# Quiero comprar una soldadora de aire caliente



## druida (Nov 21, 2007)

perdonar denuvo por mi ignoranciapero me podeis decir cual es una buena marca de soldadora yo he estado mirando por internet y encontre estas por estos precios me podeis decir como lo veis? la quieropara soldar y desoldar smd


Estación de soldadura PROFESIONAL AOYUE 906    79+IVa


Estación de soldadura  AOYUE 936    61,94 +IVa


si sabeis de alguna otra porfavor comunicarmelo


----------



## Fogonazo (Nov 21, 2007)

El aire no es para soldar, es para calentar solamente, lo que suelda es la otra punta que se ve en la foto.

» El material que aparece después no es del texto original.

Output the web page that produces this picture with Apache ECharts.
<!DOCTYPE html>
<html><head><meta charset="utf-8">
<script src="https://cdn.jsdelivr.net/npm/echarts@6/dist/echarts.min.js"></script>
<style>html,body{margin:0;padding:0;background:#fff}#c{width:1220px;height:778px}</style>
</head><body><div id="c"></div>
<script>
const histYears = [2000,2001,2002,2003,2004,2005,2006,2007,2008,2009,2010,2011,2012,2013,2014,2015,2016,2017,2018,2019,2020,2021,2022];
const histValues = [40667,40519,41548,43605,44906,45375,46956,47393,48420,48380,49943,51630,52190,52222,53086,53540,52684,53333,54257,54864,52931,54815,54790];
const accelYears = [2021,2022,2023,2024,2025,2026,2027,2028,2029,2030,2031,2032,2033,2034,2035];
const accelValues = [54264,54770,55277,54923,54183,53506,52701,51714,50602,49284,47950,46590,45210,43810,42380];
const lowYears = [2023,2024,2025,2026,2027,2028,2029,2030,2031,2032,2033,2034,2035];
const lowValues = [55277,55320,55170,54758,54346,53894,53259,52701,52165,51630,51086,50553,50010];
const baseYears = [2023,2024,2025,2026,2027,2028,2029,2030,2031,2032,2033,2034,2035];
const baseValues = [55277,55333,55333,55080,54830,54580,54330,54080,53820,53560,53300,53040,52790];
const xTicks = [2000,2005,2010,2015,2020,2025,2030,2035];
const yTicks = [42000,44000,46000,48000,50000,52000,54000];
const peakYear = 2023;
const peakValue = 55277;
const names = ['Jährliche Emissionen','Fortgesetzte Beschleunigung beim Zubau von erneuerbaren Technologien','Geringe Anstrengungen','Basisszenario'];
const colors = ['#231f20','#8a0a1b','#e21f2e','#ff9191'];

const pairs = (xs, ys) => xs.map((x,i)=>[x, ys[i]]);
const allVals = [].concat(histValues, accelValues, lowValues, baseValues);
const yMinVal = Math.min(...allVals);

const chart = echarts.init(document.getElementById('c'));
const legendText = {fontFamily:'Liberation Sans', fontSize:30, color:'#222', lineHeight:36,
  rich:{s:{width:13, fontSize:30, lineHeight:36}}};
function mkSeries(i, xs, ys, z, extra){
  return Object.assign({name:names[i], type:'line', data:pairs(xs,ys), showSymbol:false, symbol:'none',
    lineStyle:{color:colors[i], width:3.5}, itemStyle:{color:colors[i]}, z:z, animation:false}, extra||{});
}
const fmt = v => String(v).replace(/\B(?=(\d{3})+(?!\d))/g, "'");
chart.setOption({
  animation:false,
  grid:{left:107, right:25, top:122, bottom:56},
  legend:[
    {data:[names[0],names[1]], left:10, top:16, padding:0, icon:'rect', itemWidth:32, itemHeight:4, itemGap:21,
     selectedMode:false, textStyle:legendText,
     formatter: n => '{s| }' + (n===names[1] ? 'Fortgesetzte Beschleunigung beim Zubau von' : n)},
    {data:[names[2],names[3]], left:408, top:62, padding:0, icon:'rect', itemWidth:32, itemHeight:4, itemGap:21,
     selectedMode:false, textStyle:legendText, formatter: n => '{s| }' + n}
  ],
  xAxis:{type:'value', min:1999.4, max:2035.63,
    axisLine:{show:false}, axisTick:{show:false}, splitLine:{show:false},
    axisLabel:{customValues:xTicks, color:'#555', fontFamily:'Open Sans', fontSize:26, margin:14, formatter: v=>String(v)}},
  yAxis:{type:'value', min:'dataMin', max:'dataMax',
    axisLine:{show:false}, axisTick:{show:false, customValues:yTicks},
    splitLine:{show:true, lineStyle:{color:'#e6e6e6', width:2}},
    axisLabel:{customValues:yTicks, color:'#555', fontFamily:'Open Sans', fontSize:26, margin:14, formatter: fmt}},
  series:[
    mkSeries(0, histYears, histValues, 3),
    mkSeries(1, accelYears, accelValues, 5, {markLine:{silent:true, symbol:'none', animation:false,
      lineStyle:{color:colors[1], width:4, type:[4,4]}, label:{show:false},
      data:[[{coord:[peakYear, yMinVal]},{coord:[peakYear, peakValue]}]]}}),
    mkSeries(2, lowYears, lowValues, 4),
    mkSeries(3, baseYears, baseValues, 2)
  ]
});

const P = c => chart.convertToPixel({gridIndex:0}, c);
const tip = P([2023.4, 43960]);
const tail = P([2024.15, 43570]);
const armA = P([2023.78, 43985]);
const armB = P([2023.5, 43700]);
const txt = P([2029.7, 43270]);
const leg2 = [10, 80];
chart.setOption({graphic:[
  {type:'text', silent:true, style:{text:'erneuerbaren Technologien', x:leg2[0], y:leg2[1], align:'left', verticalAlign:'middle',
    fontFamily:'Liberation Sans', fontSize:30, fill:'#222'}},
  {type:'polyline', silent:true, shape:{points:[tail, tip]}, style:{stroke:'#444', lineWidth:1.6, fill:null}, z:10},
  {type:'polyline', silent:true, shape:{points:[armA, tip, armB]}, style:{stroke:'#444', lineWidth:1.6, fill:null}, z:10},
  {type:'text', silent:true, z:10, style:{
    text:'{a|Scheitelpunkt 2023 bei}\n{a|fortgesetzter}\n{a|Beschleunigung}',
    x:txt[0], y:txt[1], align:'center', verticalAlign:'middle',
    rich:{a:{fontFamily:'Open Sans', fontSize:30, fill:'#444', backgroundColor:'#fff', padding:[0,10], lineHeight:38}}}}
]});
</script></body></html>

A mi me gusta mas la primera.

Los SMD ademas de un buen soldador es mucha habilidad

Averigua por una estacion de soldado con vacio, eso te ayuda mucho.
http://mod-center.com/b2c/index.php?page=pp_producto.php&md=0&codp=817


----------



## Kalunga (Ene 15, 2008)

Hola a todos, para soldar SMD lo esencial es el aire caliente y contrariamente a lo que opina Fogonazo el aire caliente suelda y esa es la función exactamente de una estacion de aire caliente, soldar y desoldar SMD, la que muestran en el link es para desoldar componentes discretos.

http://www.electro-tools.com.ar/?Contenido=Categoria&Id=10

Si tenes alguna duda consultalos via email que te dan muy buena información.

Saludos a todos.


----------



## jonnatan12Ohm (Ene 26, 2008)

amigos como estan, con esta repuesta me estreno en el foro, mira yo trabajo con telefonos celulares y para repararlos adquiri la Gaoyue 852+ que trae incluido un cautin, trae lcd indicador de temperatura tanto para su boquilla como para el cautin, se puede controlar la presion del aire que sale por la boquilla segun tus necesidades, al igual que la temperatura de el mismo, me gusta el sistema del cautin poque tambien puedes controlar la temperatura a tu necesidad aunque no lo uso por el costo de las puntas de repuesto. en lo personal es una buena maquina y de buena marca aunque puedes encontrar modelos identicos en otras marcas a menor precio que igual te pueden servir. 

aunque si lo deseas existen las famosas airgun que son utiles en algunos casos  su costo es para reirse al lado de una estacion como la aoyue


----------



## Escorpion33 (May 9, 2008)

Tienes la estación de trabajo Jvc 3.130 Euritos, una pasada quien pudiera .

JBC Advanced estaciones
http://www.howardelectronics.coml 

Saludos.


----------